I know God's plan is always good. I went to a wedding this weekend and the message had a focus on God's promises. God keeps promises. Today at church our Pastor challenged us to reach out to one person, just one, and tell them about Christ and how He is good, how He is working in your life. I have no idea who I will reach this week, but I sure hope I can be an overachiever and share how great my God is to more than one.
All of this is a reminder for me and for you. But, for me I needed that reminder before I type out the rest of this post. Tonight I was overwhelmed with grief. This coming weekend is Memorial Day weekend. Usually it is fun filled, time in the sun, and enjoying family. While, all of those things are going to happen it will also be filled with remembering loved ones that have passed. Our family has always gone to the cemetery to remember those of our loved ones that are not with us anymore. As I grow older, I learn how much more it means to do this annual event because those we are visiting have been close to me and have impacted my life.

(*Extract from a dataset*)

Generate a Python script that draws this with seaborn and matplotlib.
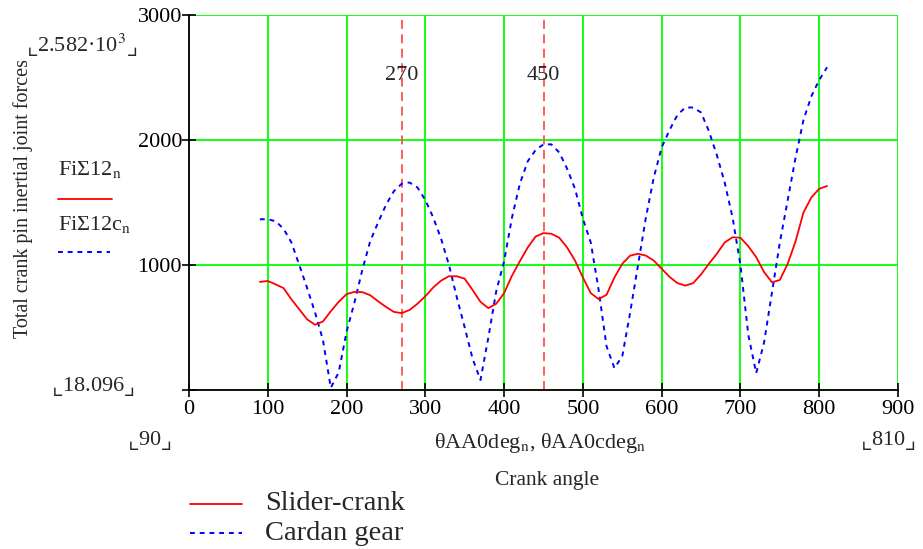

This Memorial Day I remember my grandparents that have died. They were a huge part of my life! I have been so blessed to have all of my grandparents as role models. I also remember my Dad. I get pretty sad thinking about how Macy will miss out on time with her Grandpa. She would have loved him and he would have been overwhelmed with joy when he was with her. She does this copy-cat laugh thing where she laughs when you laugh. Man oh man I can just hear Papa Larry laughing just to hear Macy copy-cat.
And lastly, I've been crying throughout this post trying to figure out how to put this into words. Let me remind you that I have an awesome little girl upstairs snoozin' in her bed. She really blows me away with her awesomeness : ) But I think any Momma that has lost a baby can tell you, the kids you have don't just replace those babies that you've lost. No, I never got to meet our first little babe, but I've loved that lil nugget since May of 2010. Our little baby would have turned 3 this year. It's hard not to look at what you don't have. I don't have a lil preschooler watching the same movie over and over every day, I don't have a little one running around making me crazy asking questions and trying to be a big and do everything on their own, I am not potty training, or all of those other things that come with a 3 year old.
YES, I have so much to be thankful for and believe me I am. As Memorial Day approaches I am remembering those I have loved and lost and loved some more. I am not ok with wallowing in sorrow and dwelling on it, so I won't. BUT I am ok with thinking about those things we are missing out on by not having those loved ones around and it making us love them even more.